Her father, who was an attorney with a general practice in the small town of Gadsden, Ala., sought out the gaudiest, most over-the-top decorations he could find, she said. One year, when the family realized that they were without an angel for the top of the tree, he went out and bought one. Hinton was about 11 years old at the time. He came home with the ornament, a blond, buxom gal whose hands not only lit up when plugged in, but whose ample bust also shone bright. Hinton said that the angel is still tucked away in her mother’s attic. “We called her daddy’s little Christmas stripper.”

Dean, Georgetown University Law Center

The holidays wouldn’t be complete for William Treanor and his family without a vigorous game of bowling.

Until this year, Treanor spent the holidays in the New York area. He taught and was dean at Fordham University School of Law. During the holidays, he and his wife, Allison, and their two children, Liam and Katherine, would take a day and head over to suburban New Jersey, where the couple grew up. First was a ceremonial hike through the woods with Baxter, their Cairn terrier-poodle mix. “He’s a city dog. It’s a real treat,” Treanor said. Then came the bowling. Introducing their children to the sport that was a big hit with Treanor and his wife growing up was important, he said. Treanor admitted, however, that he is a terrible bowler. This year, they’ll be in the Washington area for the holidays. “We’ll be coming up with some new traditions,” he said.

Partner, Seeger Weiss

Stephen Weiss thought it would be easy. His wife, Debra, was bogged down with running holiday errands in New York and needed him to pick up sufganiyot for the first night of Hanukkah. The jelly donuts are a holiday mainstay for the Weisses and their children, Alex, 17; Samara, 14; and Jason, 7. “It was the one thing she wanted me to do,” he said.

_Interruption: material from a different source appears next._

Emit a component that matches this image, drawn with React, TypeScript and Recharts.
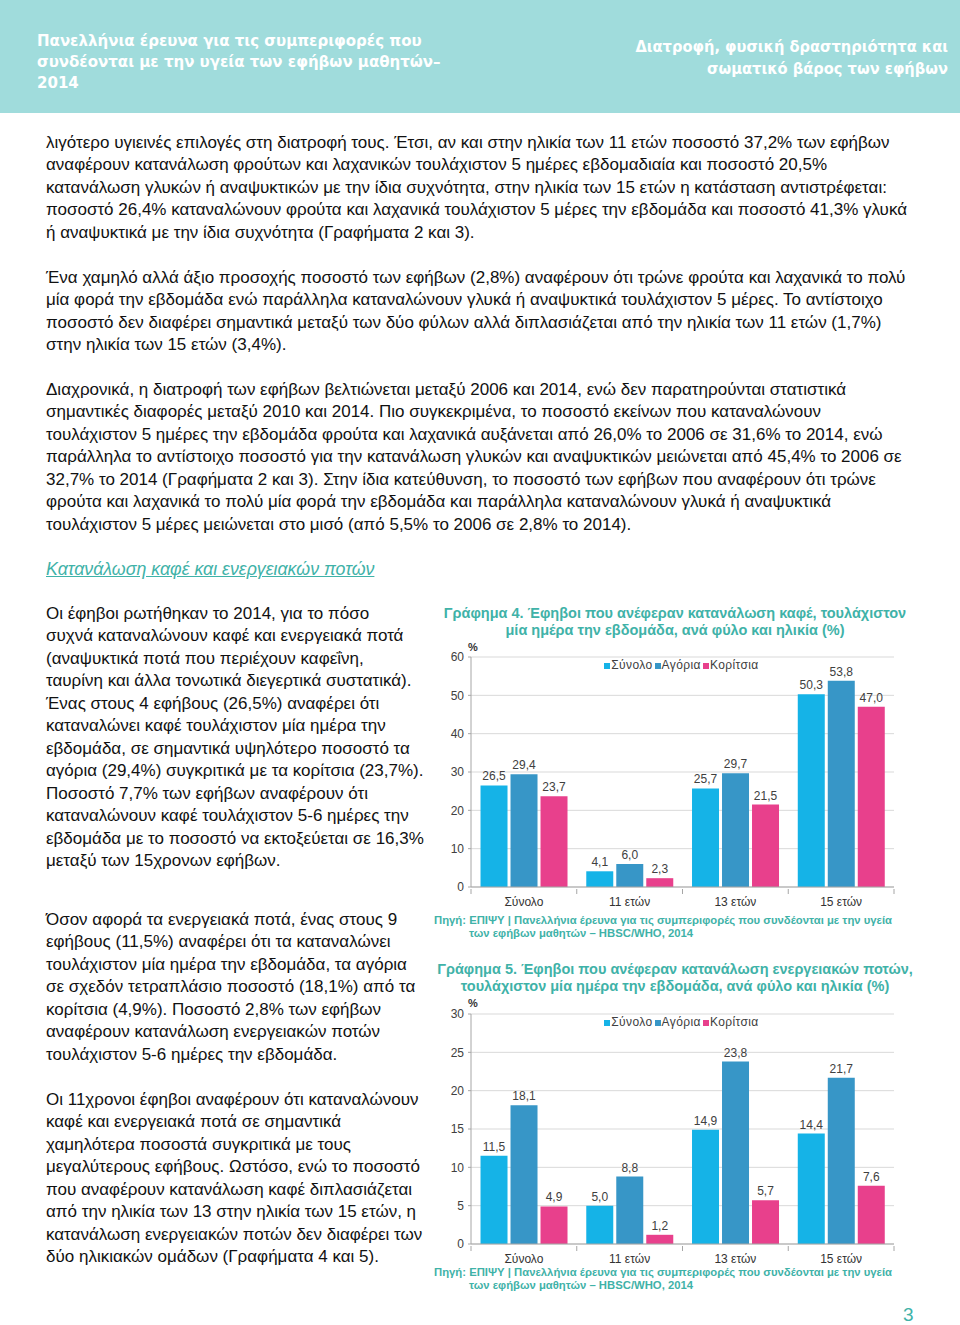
import { Bar, BarChart, CartesianGrid, LabelList, XAxis, YAxis } from 'recharts';

const categories = ['Σύνολο', '11 ετών', '13 ετών', '15 ετών'];
const seriesNames = ['Σύνολο', 'Αγόρια', 'Κορίτσια'];

// Γράφημα 4 - καφές
const coffeeTotal = [26.5, 4.1, 25.7, 50.3];
const coffeeBoys = [29.4, 6.0, 29.7, 53.8];
const coffeeGirls = [23.7, 2.3, 21.5, 47.0];
const coffeeTicks = [0, 10, 20, 30, 40, 50, 60];

// Γράφημα 5 - ενεργειακά ποτά
const energyTotal = [11.5, 5.0, 14.9, 14.4];
const energyBoys = [18.1, 8.8, 23.8, 21.7];
const energyGirls = [4.9, 1.2, 5.7, 7.6];
const energyTicks = [0, 5, 10, 15, 20, 25, 30];

const colors = ['#15b3e7', '#3796c7', '#e8408c'];
const teal = '#3fb2a8';
const font = '"Liberation Sans", Arial, sans-serif';

const fmt = (v: any) => Number(v).toFixed(1).replace('.', ',');

function buildRows(total: number[], boys: number[], girls: number[]) {
  return categories.map((c, i) => ({ name: c, total: total[i], boys: boys[i], girls: girls[i] }));
}

function XTick(props: any) {
  const { x, y, payload, index, visibleTicksCount } = props;
  const half = payload && payload.offset ? payload.offset : 0;
  const last = index === (visibleTicksCount ?? 4) - 1;
  return (
    <g>
      {half > 0 && <line x1={x - half} x2={x - half} y1={y - 6} y2={y - 1} stroke="#a6a6a6" />}
      {half > 0 && last && <line x1={x + half} x2={x + half} y1={y - 6} y2={y - 1} stroke="#a6a6a6" />}
      <text x={x} y={y + 11} textAnchor="middle" fontSize={12} fill="#333" fontFamily={font}>
        {payload.value}
      </text>
    </g>
  );
}

function LegendBox() {
  return (
    <div style={{ position: 'absolute', left: 41, width: 423, top: 19, display: 'flex', justifyContent: 'center', fontSize: 12, letterSpacing: 0.4, fontFamily: font, color: '#404040', lineHeight: '13px' }}>
      {seriesNames.map((n, i) => (
        <span key={n} style={{ display: 'flex', alignItems: 'center', marginRight: 2 }}>
          <span style={{ width: 6, height: 6, background: colors[i], display: 'inline-block', marginRight: 1 }} />
          {n}
        </span>
      ))}
    </div>
  );
}

function Chart({ rows, ticks, max, top }: { rows: any[]; ticks: number[]; max: number; top: number }) {
  const keys = ['total', 'boys', 'girls'];
  return (
    <div style={{ position: 'absolute', left: 430, top, width: 480, height: 280 }}>
      <BarChart width={480} height={280} data={rows} margin={{ top: 17, right: 16, bottom: 8, left: 11 }} barCategoryGap="9%" barGap={3}>
        <CartesianGrid vertical={false} stroke="#d9d9d9" />
        <XAxis dataKey="name" height={25} tickLine={false} stroke="#a6a6a6" tick={<XTick />} interval={0} />
        <YAxis
          width={30}
          domain={[0, max]}
          ticks={ticks}
          tickSize={3}
          tickMargin={4}
          stroke="#a6a6a6"
          tick={{ fontSize: 12, fill: '#404040', fontFamily: font }}
        />
        {keys.map((k, i) => (
          <Bar key={k} dataKey={k} name={seriesNames[i]} fill={colors[i]} isAnimationActive={false}>
            <LabelList dataKey={k} position="top" offset={5} formatter={fmt} style={{ fontSize: 12, fill: '#404040', fontFamily: font }} />
          </Bar>
        ))}
      </BarChart>
      <LegendBox />
    </div>
  );
}

const headLeft = ['Πανελλήνια έρευνα για τις συμπεριφορές που', 'συνδέονται με την υγεία των εφήβων μαθητών–', '2014'];
const headRight = ['Διατροφή, φυσική δραστηριότητα και', 'σωματικό βάρος των εφήβων'];

const para1 = [
  'λιγότερο υγιεινές επιλογές στη διατροφή τους. Έτσι, αν και στην ηλικία των 11 ετών ποσοστό 37,2% των εφήβων',
  'αναφέρουν κατανάλωση φρούτων και λαχανικών τουλάχιστον 5 ημέρες εβδομαδιαία και ποσοστό 20,5%',
  'κατανάλωση γλυκών ή αναψυκτικών με την ίδια συχνότητα, στην ηλικία των 15 ετών η κατάσταση αντιστρέφεται:',
  'ποσοστό 26,4% καταναλώνουν φρούτα και λαχανικά τουλάχιστον 5 μέρες την εβδομάδα και ποσοστό 41,3% γλυκά',
  'ή αναψυκτικά με την ίδια συχνότητα (Γραφήματα 2 και 3).',
];
const para2 = [
  'Ένα χαμηλό αλλά άξιο προσοχής ποσοστό των εφήβων (2,8%) αναφέρουν ότι τρώνε φρούτα και λαχανικά το πολύ',
  'μία φορά την εβδομάδα ενώ παράλληλα καταναλώνουν γλυκά ή αναψυκτικά τουλάχιστον 5 μέρες. Το αντίστοιχο',
  'ποσοστό δεν διαφέρει σημαντικά μεταξύ των δύο φύλων αλλά διπλασιάζεται από την ηλικία των 11 ετών (1,7%)',
  'στην ηλικία των 15 ετών (3,4%).',
];
const para3 = [
  'Διαχρονικά, η διατροφή των εφήβων βελτιώνεται μεταξύ 2006 και 2014, ενώ δεν παρατηρούνται στατιστικά',
  'σημαντικές διαφορές μεταξύ 2010 και 2014. Πιο συγκεκριμένα, το ποσοστό εκείνων που καταναλώνουν',
  'τουλάχιστον 5 ημέρες την εβδομάδα φρούτα και λαχανικά αυξάνεται από 26,0% το 2006 σε 31,6% το 2014, ενώ',
  'παράλληλα το αντίστοιχο ποσοστό για την κατανάλωση γλυκών και αναψυκτικών μειώνεται από 45,4% το 2006 σε',
  '32,7% το 2014 (Γραφήματα 2 και 3). Στην ίδια κατεύθυνση, το ποσοστό των εφήβων που αναφέρουν ότι τρώνε',
  'φρούτα και λαχανικά το πολύ μία φορά την εβδομάδα και παράλληλα καταναλώνουν γλυκά ή αναψυκτικά',
  'τουλάχιστον 5 μέρες μειώνεται στο μισό (από 5,5% το 2006 σε 2,8% το 2014).',
];
const left1 = [
  'Οι έφηβοι ρωτήθηκαν το 2014, για το πόσο',
  'συχνά καταναλώνουν καφέ και ενεργειακά ποτά',
  '(αναψυκτικά ποτά που περιέχουν καφεΐνη,',
  'ταυρίνη και άλλα τονωτικά διεγερτικά συστατικά).',
  'Ένας στους 4 εφήβους (26,5%) αναφέρει ότι',
  'καταναλώνει καφέ τουλάχιστον μία ημέρα την',
  'εβδομάδα, σε σημαντικά υψηλότερο ποσοστό τα',
  'αγόρια (29,4%) συγκριτικά με τα κορίτσια (23,7%).',
  'Ποσοστό 7,7% των εφήβων αναφέρουν ότι',
  'καταναλώνουν καφέ τουλάχιστον 5-6 ημέρες την',
  'εβδομάδα με το ποσοστό να εκτοξεύεται σε 16,3%',
  'μεταξύ των 15χρονων εφήβων.',
];
const left2 = [
  'Όσον αφορά τα ενεργειακά ποτά, ένας στους 9',
  'εφήβους (11,5%) αναφέρει ότι τα καταναλώνει',
  'τουλάχιστον μία ημέρα την εβδομάδα, τα αγόρια',
  'σε σχεδόν τετραπλάσιο ποσοστό (18,1%) από τα',
  'κορίτσια (4,9%). Ποσοστό 2,8% των εφήβων',
  'αναφέρουν κατανάλωση ενεργειακών ποτών',
  'τουλάχιστον 5-6 ημέρες την εβδομάδα.',
];
const left3 = [
  'Οι 11χρονοι έφηβοι αναφέρουν ότι καταναλώνουν',
  'καφέ και ενεργειακά ποτά σε σημαντικά',
  'χαμηλότερα ποσοστά συγκριτικά με τους',
  'μεγαλύτερους εφήβους. Ωστόσο, ενώ το ποσοστό',
  'που αναφέρουν κατανάλωση καφέ διπλασιάζεται',
  'από την ηλικία των 13 στην ηλικία των 15 ετών, η',
  'κατανάλωση ενεργειακών ποτών δεν διαφέρει των',
  'δύο ηλικιακών ομάδων (Γραφήματα 4 και 5).',
];

function Block({ lines, top, size = 17 }: { lines: string[]; top: number; size?: number }) {
  return (
    <div style={{ position: 'absolute', left: 46, top, fontSize: size, lineHeight: '22.5px', fontFamily: font, color: '#111', whiteSpace: 'nowrap' }}>
      {lines.map((l, i) => (
        <div key={i}>{l}</div>
      ))}
    </div>
  );
}

function Title({ lines, top }: { lines: string[]; top: number }) {
  return (
    <div style={{ position: 'absolute', left: 430, width: 490, top, textAlign: 'center', fontSize: 14.5, lineHeight: '17px', fontWeight: 'bold', color: teal, fontFamily: font, whiteSpace: 'nowrap' }}>
      {lines.map((l, i) => (
        <div key={i}>{l}</div>
      ))}
    </div>
  );
}

function Source({ top }: { top: number }) {
  const st = { fontSize: 11.3, lineHeight: '13px', fontWeight: 'bold' as const, color: teal, fontFamily: font, whiteSpace: 'nowrap' as const };
  return (
    <div style={{ position: 'absolute', left: 434, top, ...st }}>
      <div>Πηγή: ΕΠΙΨΥ | Πανελλήνια έρευνα για τις συμπεριφορές που συνδέονται με την υγεία</div>
      <div style={{ paddingLeft: 35 }}>των εφήβων μαθητών – HBSC/WHO, 2014</div>
    </div>
  );
}

export default function App() {
  const pct = { position: 'absolute' as const, left: 468, fontSize: 11, fontWeight: 'bold' as const, fontFamily: font, color: '#333' };
  const headFont = '"DejaVu Sans Condensed", "Liberation Sans Narrow", sans-serif';
  return (
    <div style={{ position: 'absolute', left: 0, top: 0, width: 960, height: 1325, background: '#fff', overflow: 'hidden' }}>
      <div style={{ position: 'absolute', left: 0, top: 0, width: 960, height: 113, background: '#a0dcdc' }} />
      <div style={{ position: 'absolute', left: 37, top: 30, fontSize: 16.7, lineHeight: '21px', fontWeight: 'bold', color: '#fff', fontFamily: headFont, whiteSpace: 'nowrap' }}>
        {headLeft.map((l, i) => (
          <div key={i}>{l}</div>
        ))}
      </div>
      <div style={{ position: 'absolute', right: 12, top: 36, fontSize: 16.3, lineHeight: '22px', fontWeight: 'bold', color: '#fff', textAlign: 'right', fontFamily: headFont, whiteSpace: 'nowrap' }}>
        {headRight.map((l, i) => (
          <div key={i}>{l}</div>
        ))}
      </div>

      <Block lines={para1} top={131.7} />
      <Block lines={para2} top={266.7} />
      <Block lines={para3} top={378.7} />
      <div style={{ position: 'absolute', left: 46, top: 557.7, fontSize: 17.8, lineHeight: '22.5px', fontFamily: font, color: teal, fontStyle: 'italic', textDecoration: 'underline' }}>
        Κατανάλωση καφέ και ενεργειακών ποτών
      </div>
      <Block lines={left1} top={602.7} />
      <Block lines={left2} top={908.7} />
      <Block lines={left3} top={1088.7} />

      <Title lines={['Γράφημα 4. Έφηβοι που ανέφεραν κατανάλωση καφέ, τουλάχιστον', 'μία ημέρα την εβδομάδα, ανά φύλο και ηλικία (%)']} top={605} />
      <div style={{ ...pct, top: 641 }}>%</div>
      <Chart rows={buildRows(coffeeTotal, coffeeBoys, coffeeGirls)} ticks={coffeeTicks} max={60} top={640} />
      <Source top={914} />

      <Title lines={['Γράφημα 5. Έφηβοι που ανέφεραν κατανάλωση ενεργειακών ποτών,', 'τουλάχιστον μία ημέρα την εβδομάδα, ανά φύλο και ηλικία (%)']} top={961} />
      <div style={{ ...pct, top: 997 }}>%</div>
      <Chart rows={buildRows(energyTotal, energyBoys, energyGirls)} ticks={energyTicks} max={30} top={997} />
      <Source top={1266} />

      <div style={{ position: 'absolute', left: 903, top: 1304, fontSize: 19, fontFamily: font, color: teal }}>3</div>
    </div>
  );
}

Little did he know how rare the sweets become on the Upper East Side of Manhattan as the Jewish holiday approaches. “I stopped at a dozen and a half places, including Dunkin’ Donuts,” he said. Out of options, he trudged homeward with trepidation to confess to his wife that he wasn’t able to do the one task she had asked of him.

Half a block from their apartment, however, he spotted a fellow delivering boxes of something into a bagel shop. “What are those?” he asked the man. “Jelly donuts!” came the reply. Disaster averted.